At its best, sabermetrics flows directly from the innate logic of the game, and then fits the observed data in an agreeable way. Stuff like win probability, linear weights and baseruns aren't really statistical constructs but logical ones. Thinking about the game in a rigourous enough manner gets you to those concepts, whether or not you can do the maths involved to nail down the minutae. The ideas are what's important, and they all come from baseball.

I suspect someone with a proper understanding of the game and none of mathematics could, after some prodding, give us a fairly excellent definition of regression, but no amount of statistical theory will help a mathematician understand baseball. There's an old story about an attempt to determine the run value of specific hits by running a regression analysis that illustrates this perfectly.

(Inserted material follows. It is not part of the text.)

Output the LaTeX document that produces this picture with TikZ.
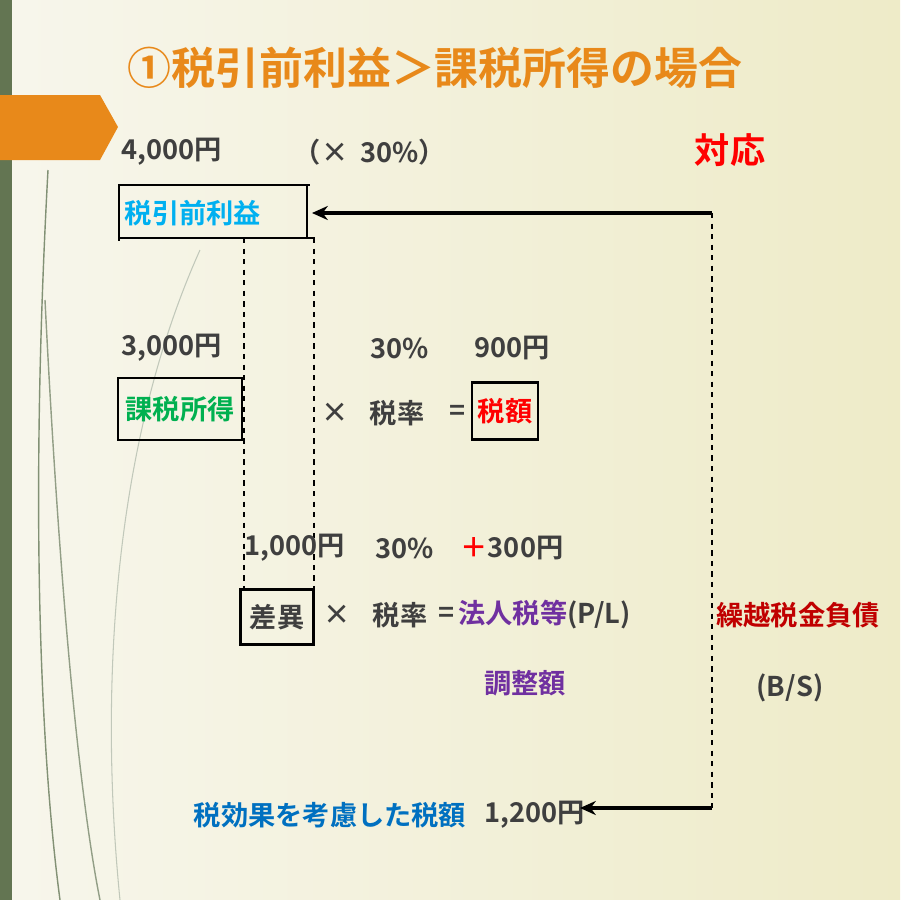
\documentclass[tikz,border=0pt]{standalone}
\usepackage{fontspec}
\setmainfont{Noto Sans CJK JP}[BoldFont={* Bold}]
\usetikzlibrary{arrows.meta}
\definecolor{orng}{HTML}{E8891A}
\definecolor{dgrey}{HTML}{3F3F3F}
\definecolor{cyanT}{HTML}{00B0F0}
\definecolor{greenT}{HTML}{00B050}
\definecolor{purp}{HTML}{7030A0}
\definecolor{dred}{HTML}{C00000}
\definecolor{blueT}{HTML}{0070C0}
\definecolor{bar}{HTML}{637552}
\definecolor{bgL}{HTML}{F7F6EC}
\definecolor{bgR}{HTML}{EEEBC8}
\begin{document}
\begin{tikzpicture}[x=0.02cm,y=-0.02cm,
  t/.style={font=\bfseries\fontsize{15.5}{18}\selectfont,text=dgrey,inner sep=0pt},
  bx/.style={draw=black,line width=1.2pt,inner sep=0pt},
  dsh/.style={dashed,line width=1.1pt},
  arr/.style={-{Stealth[length=9pt,width=8pt]},line width=2pt}]
\shade[left color=bgL, right color=bgR] (0,0) rectangle (900,900);
\useasboundingbox (0,0) rectangle (900,900);
\fill[bar] (0,0) rectangle (12,900);
\draw[bar!80,line width=0.8pt] (48,170) .. controls (30,500) and (40,750) .. (60,900);
\draw[bar!70,line width=0.8pt] (45,300) .. controls (60,600) and (80,800) .. (100,900);
\draw[bar!40,line width=0.6pt] (200,250) .. controls (110,450) and (100,700) .. (120,900);
\fill[orng] (0,95) -- (100,95) -- (118,127) -- (100,160) -- (0,160) -- cycle;
\node[font=\bfseries\fontsize{25}{28}\selectfont,text=orng] (title) at (435,68) {①税引前利益＞課税所得の場合};
\node[t] (a1) at (172,152) {4,000円};
\node[t] (a2) at (370,152) {（×\ \ 30\%）};
\node[t,text=red,font=\bfseries\fontsize{20}{22}\selectfont] (taio) at (730,150) {対応};
% box 1
\draw[line width=1.6pt] (120,185) -- (310,185) (120,238) -- (315,238);
\draw[line width=0.9pt] (119,184) -- (119,241) (307,185) -- (307,238);
\node[t,text=cyanT] (zei) at (193,213) {税引前利益};
\coordinate (r1) at (712,213);
\coordinate (r2) at (712,808);
\coordinate (e1) at (312,213);
\coordinate (e2) at (580,808);
\node[t] (n1200) at (535,815) {1,200円};
\draw[arr] (r1) -- (e1);
\draw[dsh] (r1) -- (r2);
\draw[arr] (r2) -- (e2);
% row 2
\node[t] (a3) at (172,348) {3,000円};
\node[t] (a4) at (400,348) {30\%};
\node[t] (a5) at (512,348) {900円};
\node[bx,minimum width=124*0.02cm,minimum height=62*0.02cm] (b2) at (180,409) {};
\node[t,text=greenT] at (b2) {課税所得};
\node[t] (x1) at (335,413) {×};
\node[t] (r1t) at (397,413) {税率};
\node[t] (eq1) at (458,413) {=};
\node[bx,minimum width=66*0.02cm,minimum height=57*0.02cm] (b3) at (505,411) {};
\node[t,text=red] at (b3) {税額};
% dashed
\coordinate (d1) at (244,238);
\coordinate (d1b) at (244,590);
\coordinate (d2) at (314,238);
\coordinate (d2b) at (314,590);
\draw[dsh] (d1) -- (d1b) (d2) -- (d2b);
% row 3
\node[t] (a6) at (295,548) {1,000円};
\node[t] (a7) at (405,548) {30\%};
\node[t] (a8) at (512,548) {\textcolor{red}{＋}300円};
\node[bx,minimum width=73*0.02cm,minimum height=55*0.02cm] (b4) at (277,617) {};
\node[t] at (b4) {差異};
\node[t] (x2) at (337,615) {×};
\node[t] (r2t) at (400,615) {税率};
\node[t] (eq2) at (447,615) {=};
\node[t,anchor=west] (hou) at (458,615) {\textcolor{purp}{法人税等}(P/L)};
\node[t,text=purp] (cho) at (525,683) {調整額};
\node[t,text=dred] (kuri) at (798,615) {繰越税金負債};
\node[t] (bs) at (790,688) {(B/S)};
\node[t,text=blueT] (zk) at (330,815) {税効果を考慮した税額};
\end{tikzpicture}
\end{document}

If you're not familiar with the term, a regression analysis essentially involves determining how much certain variables impact a single outcome. Doing one is fairly easy these days (thanks, Excel!), but used to be quite challenging due to the numberwork that was involved. Anyway, in this case, total team runs in a season were tested against home runs, triples, walks, errors, etc. All sounds good and sensible, right? Wrong. When the numbers come back, it turned out that hitting triples cost a team runs.

Obviously, this result is insane. Triples are innately good things, and one would imagine that teams would be rather glad to hit more of them. What happened in the example above is that the wrong effect was picked up. Teams that hit more triples are generally worse at run scoring on account of being small and speedy instead of power-hitting monsters, but the analysis blamed the triples for that rather than treating it as a symptom. This is the sort of thing that happens when you start by picking up the wrong end of the stick.

Proper sabermetrics is something that has to come from the top down (baseball-driven) rather than the bottom up (mathematics/data driven), and to lose sight of that causes a whole host of issues that are plaguing the field at present. Every single formula must be explainable without recourse to using ridiculous numbers. Every analyst must be open to thinking about the game in new ways. Every number, every graph in a sabermetric piece must tell a baseball story*, because otherwise we're no longer writing about the sport but indulging in blind number-crunching for its own sake.

*"This author really likes baseball numbers and graphs" doesn't count.

Surveying the field, I no longer believe that those essential precepts hold sway over the sabermetric community. Data analysis methods are being misapplied and sold to readers as the next big thing. Articles are being written for the sake of sharing irrelevant changes in irrelevant metrics. Certain personalities are so revered that their word is taken as gospel when fighting dogma was what brought them the respect they're now given in the first place. Sabermetrics is in a sorry state.

How do we fix it? Well, the answer seems simple. Sabermetrics shouldn't be so incomprehensible so as not to call up the smell of fresh mown grass in midsummer, or the crack of the ball off the bat, the blur of seams as an outfielder whips a throw in towards his cutoff man. Statistics shouldn't be sterile and clean and shiny and soulless. They shouldn't just be about baseball; they should invoke it. Otherwise, they run the risk of losing the language which makes them so special.